# Is it over?



## Not Happy (Sep 2, 2009)

This saturday my husband and i will be married for 6 years. This is the second marriage for both of us. We both have a child from the first marriage but none together. Here is where my question "Is it over?" comes into play. We go days without speaking, I cant remember the last time he kissed me or said I love you. When we do speak its on a have to basis, i've tried to talk to him however, when i do he says he doesnt have anything to say. He use to be my best friend, i could tell him everything and anything, now it seems as though he would rather tell me how much weight i've gained or that i didnt fold the clothes the way he would. I know these things sound petty but he's now saying these things to my 10yr old daughter. He is constantly pointing out her faults and never says anything when his daughter does anything wrong. I'm not sure what to do to fix my marriage.... He will not go to counseling and when i say anything about fixing things he turns everything around on me that its all me that has the problem. I am very close to his family, his mother and i work in the same place with our offices less than 10 feet from each other. If its over how do i handle what comes next ??? Any advice is welcomed!!!


----------



## Blaze (Sep 16, 2009)

Hi,

I don't have a lot of advice, but one thing I must mention is to not discuss your marriage situation with his family. Quite frankly it's none of their business - this is between you and your husband. You and he may come to forgive one another and happily continue your lives together, but trust me when I say those outside your marriage whom you may confide in, won't be so quick to forgive and forget. It's happened to me and took nearly 8 years to get things back on track with hubby's family. What a mess.

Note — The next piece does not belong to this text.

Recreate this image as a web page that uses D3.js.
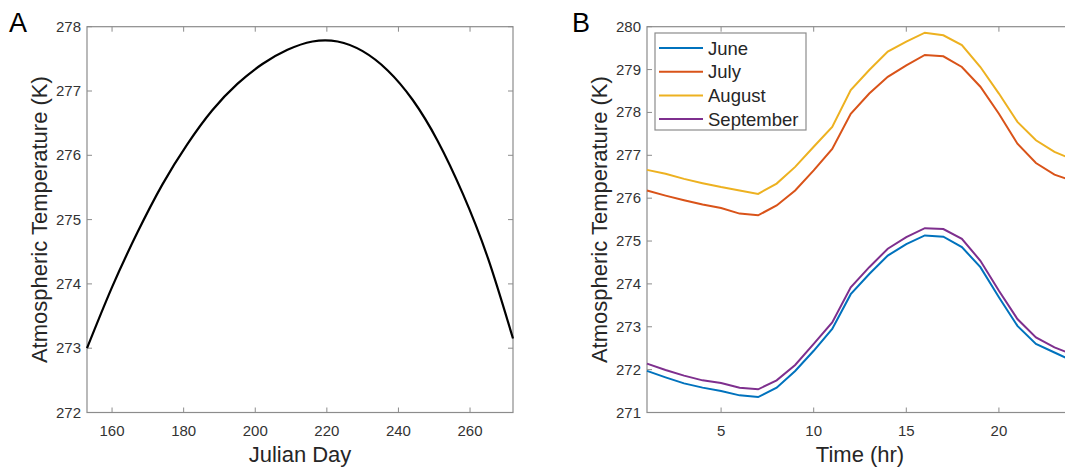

In the meantime, good luck to you both. Sounds like he's upset/angry about something and is harboring resentment. Need to get to the bottom of it.

Blaze


----------



## Harvard (Aug 11, 2009)

The blame game! always starts this way, you both need to agree youbothhave faults an ddifferent points of view and accept each other for who you are. I think this will help wit the resentment. 

Regarding comments he is making to your 10 year old daughter. that needs to stop immediately. This is your daughter he is talking about....Not Cool, I don't like a lot of things about my wife's daughter but I would never say anything to her...that is disrespectful to the kid and the bio parent.


----------



## Corpuswife (Apr 24, 2009)

Not much to add other than...if you want to change anything you need to take the first step.

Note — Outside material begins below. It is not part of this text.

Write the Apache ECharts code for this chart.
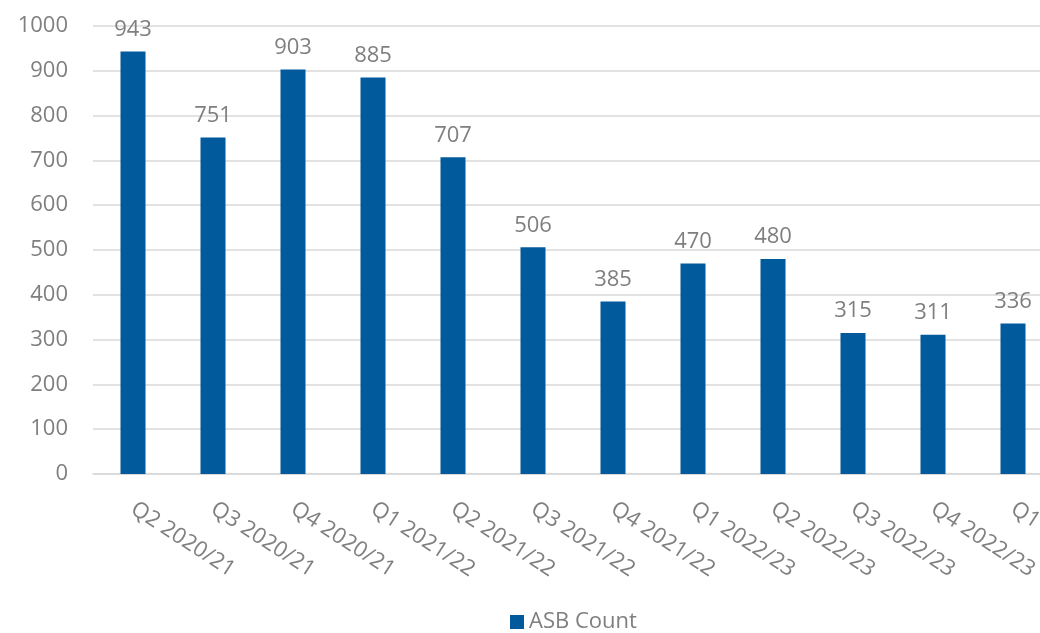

Start some counseling for yourself. Ask him what he wants out of the marriage? What do you have to lose? If he wants a better marriage. Ask how "we" can achieve this? If he doesn't.....you need to decide what you are willing to take.


----------



## mrnice (Aug 11, 2009)

Harvard said:


> The blame game! always starts this way, you both need to agree youbothhave faults an ddifferent points of view and accept each other for who you are. I think this will help wit the resentment.
> 
> Regarding comments he is making to your 10 year old daughter. that needs to stop immediately. This is your daughter he is talking about....Not Cool, I don't like a lot of things about my wife's daughter but I would never say anything to her...that is disrespectful to the kid and the bio parent.


Yeh what Harvard said.

I get the feeling that when he gets sick of something he just switches off. 

I can say for one that if I end up divorced I will NEVER EVER get married again. Not even if it was to marry Demi Moore, now theres a classic example of someone who gets sick of something and moves on in life.

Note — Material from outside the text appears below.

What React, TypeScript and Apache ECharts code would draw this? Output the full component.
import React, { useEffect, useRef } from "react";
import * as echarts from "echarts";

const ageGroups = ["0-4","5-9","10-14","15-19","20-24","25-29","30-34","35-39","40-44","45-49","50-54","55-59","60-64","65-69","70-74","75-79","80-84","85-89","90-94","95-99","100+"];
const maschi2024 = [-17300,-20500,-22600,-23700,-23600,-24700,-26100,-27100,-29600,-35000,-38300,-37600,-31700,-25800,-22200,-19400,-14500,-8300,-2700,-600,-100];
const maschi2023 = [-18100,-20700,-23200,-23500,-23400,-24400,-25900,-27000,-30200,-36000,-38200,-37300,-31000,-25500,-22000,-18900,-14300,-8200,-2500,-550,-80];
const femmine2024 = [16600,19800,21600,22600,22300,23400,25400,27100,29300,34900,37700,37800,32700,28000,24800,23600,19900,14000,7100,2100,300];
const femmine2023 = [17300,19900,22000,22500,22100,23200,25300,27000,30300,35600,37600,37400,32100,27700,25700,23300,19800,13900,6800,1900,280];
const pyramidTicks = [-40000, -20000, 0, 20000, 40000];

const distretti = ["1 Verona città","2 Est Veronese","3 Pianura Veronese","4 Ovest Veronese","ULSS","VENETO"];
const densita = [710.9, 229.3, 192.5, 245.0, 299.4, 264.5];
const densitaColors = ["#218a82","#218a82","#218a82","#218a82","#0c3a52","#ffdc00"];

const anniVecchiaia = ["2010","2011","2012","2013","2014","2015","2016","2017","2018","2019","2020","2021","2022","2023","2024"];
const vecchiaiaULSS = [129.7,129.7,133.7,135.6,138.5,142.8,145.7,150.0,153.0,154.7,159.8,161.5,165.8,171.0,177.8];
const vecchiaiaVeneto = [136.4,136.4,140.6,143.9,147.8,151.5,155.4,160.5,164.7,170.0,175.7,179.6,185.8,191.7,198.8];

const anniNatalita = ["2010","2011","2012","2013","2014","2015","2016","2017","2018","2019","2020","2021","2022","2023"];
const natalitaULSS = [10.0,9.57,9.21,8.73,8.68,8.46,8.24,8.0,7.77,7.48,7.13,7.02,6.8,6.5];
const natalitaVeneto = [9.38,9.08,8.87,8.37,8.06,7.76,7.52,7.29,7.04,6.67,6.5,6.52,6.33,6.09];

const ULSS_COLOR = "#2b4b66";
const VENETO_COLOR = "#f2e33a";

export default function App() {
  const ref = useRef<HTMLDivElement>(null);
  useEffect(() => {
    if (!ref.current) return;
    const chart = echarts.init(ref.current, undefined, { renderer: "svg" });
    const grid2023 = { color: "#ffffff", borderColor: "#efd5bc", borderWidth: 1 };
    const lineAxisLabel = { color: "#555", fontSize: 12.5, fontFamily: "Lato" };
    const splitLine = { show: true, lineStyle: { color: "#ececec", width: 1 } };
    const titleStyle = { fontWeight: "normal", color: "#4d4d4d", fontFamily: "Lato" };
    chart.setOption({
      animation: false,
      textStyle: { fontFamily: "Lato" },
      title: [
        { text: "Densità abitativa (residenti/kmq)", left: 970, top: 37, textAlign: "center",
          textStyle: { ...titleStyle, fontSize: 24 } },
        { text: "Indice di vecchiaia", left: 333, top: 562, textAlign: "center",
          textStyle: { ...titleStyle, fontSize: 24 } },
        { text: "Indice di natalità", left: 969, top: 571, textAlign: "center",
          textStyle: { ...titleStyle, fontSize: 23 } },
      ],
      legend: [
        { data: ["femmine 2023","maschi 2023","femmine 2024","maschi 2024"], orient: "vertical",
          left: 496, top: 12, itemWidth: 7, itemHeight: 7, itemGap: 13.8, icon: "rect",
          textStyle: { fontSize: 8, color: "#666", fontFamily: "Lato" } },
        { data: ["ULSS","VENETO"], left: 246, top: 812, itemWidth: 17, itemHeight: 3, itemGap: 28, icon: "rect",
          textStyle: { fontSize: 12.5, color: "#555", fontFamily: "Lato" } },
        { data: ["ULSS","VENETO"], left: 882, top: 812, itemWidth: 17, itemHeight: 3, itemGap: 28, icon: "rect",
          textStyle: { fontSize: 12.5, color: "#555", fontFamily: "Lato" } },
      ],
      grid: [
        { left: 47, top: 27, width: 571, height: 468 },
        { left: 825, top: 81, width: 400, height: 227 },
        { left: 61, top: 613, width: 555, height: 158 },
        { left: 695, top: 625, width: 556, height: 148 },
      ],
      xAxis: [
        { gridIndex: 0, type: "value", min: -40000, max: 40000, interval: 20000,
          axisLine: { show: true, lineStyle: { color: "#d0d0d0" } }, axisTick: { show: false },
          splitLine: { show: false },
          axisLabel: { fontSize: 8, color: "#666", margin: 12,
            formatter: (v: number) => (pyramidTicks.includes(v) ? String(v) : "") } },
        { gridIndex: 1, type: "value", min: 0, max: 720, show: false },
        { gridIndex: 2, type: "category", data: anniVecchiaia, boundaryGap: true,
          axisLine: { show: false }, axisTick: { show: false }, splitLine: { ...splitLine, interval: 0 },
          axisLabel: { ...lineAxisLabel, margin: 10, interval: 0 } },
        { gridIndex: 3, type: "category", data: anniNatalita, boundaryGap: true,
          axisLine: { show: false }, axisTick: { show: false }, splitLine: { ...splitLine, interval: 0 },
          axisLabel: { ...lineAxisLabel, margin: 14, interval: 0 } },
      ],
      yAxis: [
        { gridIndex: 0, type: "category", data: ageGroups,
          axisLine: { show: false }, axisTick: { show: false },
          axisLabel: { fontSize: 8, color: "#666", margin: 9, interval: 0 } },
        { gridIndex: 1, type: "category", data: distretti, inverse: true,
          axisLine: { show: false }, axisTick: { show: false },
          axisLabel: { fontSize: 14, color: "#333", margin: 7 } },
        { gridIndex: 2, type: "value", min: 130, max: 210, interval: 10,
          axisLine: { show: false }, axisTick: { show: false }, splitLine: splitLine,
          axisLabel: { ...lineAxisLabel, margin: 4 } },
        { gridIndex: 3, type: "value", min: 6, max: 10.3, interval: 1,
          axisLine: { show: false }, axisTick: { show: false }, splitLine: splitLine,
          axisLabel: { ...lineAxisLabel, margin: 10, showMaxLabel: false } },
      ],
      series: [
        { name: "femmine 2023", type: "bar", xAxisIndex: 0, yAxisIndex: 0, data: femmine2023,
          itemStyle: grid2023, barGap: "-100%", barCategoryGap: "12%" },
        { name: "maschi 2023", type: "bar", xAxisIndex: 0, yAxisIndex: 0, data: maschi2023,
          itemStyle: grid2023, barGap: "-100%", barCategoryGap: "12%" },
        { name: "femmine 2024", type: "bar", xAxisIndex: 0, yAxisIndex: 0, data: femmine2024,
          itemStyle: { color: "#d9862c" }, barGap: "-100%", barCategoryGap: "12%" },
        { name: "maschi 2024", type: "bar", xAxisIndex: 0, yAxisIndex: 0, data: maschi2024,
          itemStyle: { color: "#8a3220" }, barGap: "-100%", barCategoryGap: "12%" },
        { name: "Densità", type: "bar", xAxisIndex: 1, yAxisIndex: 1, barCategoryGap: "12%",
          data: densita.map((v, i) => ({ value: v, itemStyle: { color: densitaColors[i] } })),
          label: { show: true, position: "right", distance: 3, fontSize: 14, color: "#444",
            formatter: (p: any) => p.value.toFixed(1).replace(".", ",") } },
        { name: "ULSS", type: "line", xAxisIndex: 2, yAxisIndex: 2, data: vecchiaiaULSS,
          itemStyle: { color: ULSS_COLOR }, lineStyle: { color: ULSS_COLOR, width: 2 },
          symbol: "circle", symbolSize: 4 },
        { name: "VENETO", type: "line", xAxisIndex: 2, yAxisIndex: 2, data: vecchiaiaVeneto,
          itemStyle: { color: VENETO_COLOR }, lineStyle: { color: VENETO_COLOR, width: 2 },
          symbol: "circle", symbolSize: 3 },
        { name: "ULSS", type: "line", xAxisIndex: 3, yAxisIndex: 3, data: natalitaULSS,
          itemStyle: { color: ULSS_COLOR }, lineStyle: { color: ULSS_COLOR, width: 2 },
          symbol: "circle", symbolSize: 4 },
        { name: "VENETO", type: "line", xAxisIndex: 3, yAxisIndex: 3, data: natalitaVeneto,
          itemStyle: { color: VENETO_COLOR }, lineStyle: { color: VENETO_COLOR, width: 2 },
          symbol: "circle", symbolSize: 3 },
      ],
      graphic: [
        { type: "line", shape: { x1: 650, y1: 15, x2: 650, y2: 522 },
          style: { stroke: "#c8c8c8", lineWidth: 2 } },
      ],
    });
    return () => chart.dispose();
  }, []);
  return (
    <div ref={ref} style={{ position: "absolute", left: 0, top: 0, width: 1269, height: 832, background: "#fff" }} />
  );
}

SOunds like he is just totally disrespectful if you ask me.


----------



## koala49 (Jul 21, 2009)

This sounds a lot like my marriage, we hardly ever speak and if I make a suggestion about something to do in the house its a stupid idea. We just pass each other every day like we share a house and thats all. I think we both know its really over but neither of us are prepared to make the move. Its as if its just too much hassle to take the step to seperate. I am not the least interested in meeting anyone else, this is my third marriage and thats it for me even if this one ends, so I guess I am just putting of what is inevitable in the future


----------



## outinthecold (Apr 30, 2009)

Statistics say, second time around marriage has a greater chance to fail than the first time.

I would say, it is because people give up quicker because they recognize patterns in their marriage that are left over from their first.

Or they just don't want to try

Giving up is easier

Getting out is easier, sort of like a simple break-up rather than a marriage, because they treat it as "I'll try" rather than "I'll commit"

No real love, 

just friendship or we get along good, 

or its convenient

I feel for you

I'm never getting married again, well maybe not any time soon


----------



## dobo (Jun 30, 2009)

What does he say your problem is, exactly?


----------